# To be done
Quote every line of the material beneath this one.

# Dataset section
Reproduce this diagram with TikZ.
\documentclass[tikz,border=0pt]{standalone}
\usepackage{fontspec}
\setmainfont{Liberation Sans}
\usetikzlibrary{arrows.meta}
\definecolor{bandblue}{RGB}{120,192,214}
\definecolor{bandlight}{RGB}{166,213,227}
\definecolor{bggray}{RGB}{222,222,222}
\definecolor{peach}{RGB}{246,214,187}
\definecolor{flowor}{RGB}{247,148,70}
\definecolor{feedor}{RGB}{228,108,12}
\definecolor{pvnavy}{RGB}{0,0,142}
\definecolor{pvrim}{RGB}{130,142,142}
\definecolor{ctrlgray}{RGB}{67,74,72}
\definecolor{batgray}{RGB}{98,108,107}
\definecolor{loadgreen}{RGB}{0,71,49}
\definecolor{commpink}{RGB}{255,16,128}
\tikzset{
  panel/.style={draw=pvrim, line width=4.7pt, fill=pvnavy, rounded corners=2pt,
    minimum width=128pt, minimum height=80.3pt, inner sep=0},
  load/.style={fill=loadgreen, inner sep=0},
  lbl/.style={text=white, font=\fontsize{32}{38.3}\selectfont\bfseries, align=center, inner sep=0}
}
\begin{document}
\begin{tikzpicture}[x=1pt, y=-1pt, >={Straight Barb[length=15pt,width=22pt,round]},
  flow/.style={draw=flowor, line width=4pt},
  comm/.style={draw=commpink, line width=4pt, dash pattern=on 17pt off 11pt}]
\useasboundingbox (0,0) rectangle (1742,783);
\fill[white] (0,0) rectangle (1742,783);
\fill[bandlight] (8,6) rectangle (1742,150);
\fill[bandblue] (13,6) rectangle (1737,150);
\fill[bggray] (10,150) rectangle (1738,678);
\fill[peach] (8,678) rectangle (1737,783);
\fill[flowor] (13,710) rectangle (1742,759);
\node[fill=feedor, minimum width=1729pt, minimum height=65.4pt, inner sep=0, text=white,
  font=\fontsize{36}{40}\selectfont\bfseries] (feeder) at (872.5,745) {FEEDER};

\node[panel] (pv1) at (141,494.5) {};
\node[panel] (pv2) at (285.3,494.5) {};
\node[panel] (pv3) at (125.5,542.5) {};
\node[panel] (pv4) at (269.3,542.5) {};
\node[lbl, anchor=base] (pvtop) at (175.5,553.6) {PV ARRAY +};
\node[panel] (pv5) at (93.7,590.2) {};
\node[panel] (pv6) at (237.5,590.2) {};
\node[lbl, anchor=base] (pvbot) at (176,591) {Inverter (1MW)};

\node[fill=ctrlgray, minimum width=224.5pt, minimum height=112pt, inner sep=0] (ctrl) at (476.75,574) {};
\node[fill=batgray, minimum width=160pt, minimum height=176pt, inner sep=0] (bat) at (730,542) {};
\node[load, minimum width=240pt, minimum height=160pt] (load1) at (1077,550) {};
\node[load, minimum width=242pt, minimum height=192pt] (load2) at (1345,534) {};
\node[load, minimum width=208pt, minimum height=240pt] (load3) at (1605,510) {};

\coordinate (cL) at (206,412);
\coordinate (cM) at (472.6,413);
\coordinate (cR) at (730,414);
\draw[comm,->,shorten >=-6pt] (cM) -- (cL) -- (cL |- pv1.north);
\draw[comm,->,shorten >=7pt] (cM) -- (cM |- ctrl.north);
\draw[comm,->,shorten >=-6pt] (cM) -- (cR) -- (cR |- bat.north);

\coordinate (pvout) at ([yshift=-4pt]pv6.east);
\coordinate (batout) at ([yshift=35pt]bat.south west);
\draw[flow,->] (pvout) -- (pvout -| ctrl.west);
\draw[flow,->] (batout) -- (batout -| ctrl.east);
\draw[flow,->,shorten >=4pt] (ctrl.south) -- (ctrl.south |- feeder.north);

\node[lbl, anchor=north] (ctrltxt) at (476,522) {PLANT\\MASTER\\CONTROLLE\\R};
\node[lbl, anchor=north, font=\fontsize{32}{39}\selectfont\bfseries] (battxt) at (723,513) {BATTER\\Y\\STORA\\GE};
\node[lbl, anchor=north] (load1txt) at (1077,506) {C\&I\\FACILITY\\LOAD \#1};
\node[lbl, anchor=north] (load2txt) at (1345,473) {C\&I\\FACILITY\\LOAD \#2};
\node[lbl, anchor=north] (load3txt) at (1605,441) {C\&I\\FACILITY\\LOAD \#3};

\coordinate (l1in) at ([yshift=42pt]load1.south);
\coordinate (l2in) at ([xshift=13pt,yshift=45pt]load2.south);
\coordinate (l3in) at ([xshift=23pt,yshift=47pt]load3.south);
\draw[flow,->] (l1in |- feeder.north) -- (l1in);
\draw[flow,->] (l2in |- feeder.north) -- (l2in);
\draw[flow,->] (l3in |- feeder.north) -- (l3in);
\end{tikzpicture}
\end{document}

# Response to this exercise
Reproduce this diagram with TikZ.
\documentclass[tikz,border=0pt]{standalone}
\usepackage{fontspec}
\setmainfont{Liberation Sans}
\usetikzlibrary{arrows.meta}
\definecolor{bandblue}{RGB}{120,192,214}
\definecolor{bandlight}{RGB}{166,213,227}
\definecolor{bggray}{RGB}{222,222,222}
\definecolor{peach}{RGB}{246,214,187}
\definecolor{flowor}{RGB}{247,148,70}
\definecolor{feedor}{RGB}{228,108,12}
\definecolor{pvnavy}{RGB}{0,0,142}
\definecolor{pvrim}{RGB}{130,142,142}
\definecolor{ctrlgray}{RGB}{67,74,72}
\definecolor{batgray}{RGB}{98,108,107}
\definecolor{loadgreen}{RGB}{0,71,49}
\definecolor{commpink}{RGB}{255,16,128}
\tikzset{
  panel/.style={draw=pvrim, line width=4.7pt, fill=pvnavy, rounded corners=2pt,
    minimum width=128pt, minimum height=80.3pt, inner sep=0},
  load/.style={fill=loadgreen, inner sep=0},
  lbl/.style={text=white, font=\fontsize{32}{38.3}\selectfont\bfseries, align=center, inner sep=0}
}
\begin{document}
\begin{tikzpicture}[x=1pt, y=-1pt, >={Straight Barb[length=15pt,width=22pt,round]},
  flow/.style={draw=flowor, line width=4pt},
  comm/.style={draw=commpink, line width=4pt, dash pattern=on 17pt off 11pt}]
\useasboundingbox (0,0) rectangle (1742,783);
\fill[white] (0,0) rectangle (1742,783);
\fill[bandlight] (8,6) rectangle (1742,150);
\fill[bandblue] (13,6) rectangle (1737,150);
\fill[bggray] (10,150) rectangle (1738,678);
\fill[peach] (8,678) rectangle (1737,783);
\fill[flowor] (13,710) rectangle (1742,759);
\node[fill=feedor, minimum width=1729pt, minimum height=65.4pt, inner sep=0, text=white,
  font=\fontsize{36}{40}\selectfont\bfseries] (feeder) at (872.5,745) {FEEDER};

\node[panel] (pv1) at (141,494.5) {};
\node[panel] (pv2) at (285.3,494.5) {};
\node[panel] (pv3) at (125.5,542.5) {};
\node[panel] (pv4) at (269.3,542.5) {};
\node[lbl, anchor=base] (pvtop) at (175.5,553.6) {PV ARRAY +};
\node[panel] (pv5) at (93.7,590.2) {};
\node[panel] (pv6) at (237.5,590.2) {};
\node[lbl, anchor=base] (pvbot) at (176,591) {Inverter (1MW)};

\node[fill=ctrlgray, minimum width=224.5pt, minimum height=112pt, inner sep=0] (ctrl) at (476.75,574) {};
\node[fill=batgray, minimum width=160pt, minimum height=176pt, inner sep=0] (bat) at (730,542) {};
\node[load, minimum width=240pt, minimum height=160pt] (load1) at (1077,550) {};
\node[load, minimum width=242pt, minimum height=192pt] (load2) at (1345,534) {};
\node[load, minimum width=208pt, minimum height=240pt] (load3) at (1605,510) {};

\coordinate (cL) at (206,412);
\coordinate (cM) at (472.6,413);
\coordinate (cR) at (730,414);
\draw[comm,->,shorten >=-6pt] (cM) -- (cL) -- (cL |- pv1.north);
\draw[comm,->,shorten >=7pt] (cM) -- (cM |- ctrl.north);
\draw[comm,->,shorten >=-6pt] (cM) -- (cR) -- (cR |- bat.north);

\coordinate (pvout) at ([yshift=-4pt]pv6.east);
\coordinate (batout) at ([yshift=35pt]bat.south west);
\draw[flow,->] (pvout) -- (pvout -| ctrl.west);
\draw[flow,->] (batout) -- (batout -| ctrl.east);
\draw[flow,->,shorten >=4pt] (ctrl.south) -- (ctrl.south |- feeder.north);

\node[lbl, anchor=north] (ctrltxt) at (476,522) {PLANT\\MASTER\\CONTROLLE\\R};
\node[lbl, anchor=north, font=\fontsize{32}{39}\selectfont\bfseries] (battxt) at (723,513) {BATTER\\Y\\STORA\\GE};
\node[lbl, anchor=north] (load1txt) at (1077,506) {C\&I\\FACILITY\\LOAD \#1};
\node[lbl, anchor=north] (load2txt) at (1345,473) {C\&I\\FACILITY\\LOAD \#2};
\node[lbl, anchor=north] (load3txt) at (1605,441) {C\&I\\FACILITY\\LOAD \#3};

\coordinate (l1in) at ([yshift=42pt]load1.south);
\coordinate (l2in) at ([xshift=13pt,yshift=45pt]load2.south);
\coordinate (l3in) at ([xshift=23pt,yshift=47pt]load3.south);
\draw[flow,->] (l1in |- feeder.north) -- (l1in);
\draw[flow,->] (l2in |- feeder.north) -- (l2in);
\draw[flow,->] (l3in |- feeder.north) -- (l3in);
\end{tikzpicture}
\end{document}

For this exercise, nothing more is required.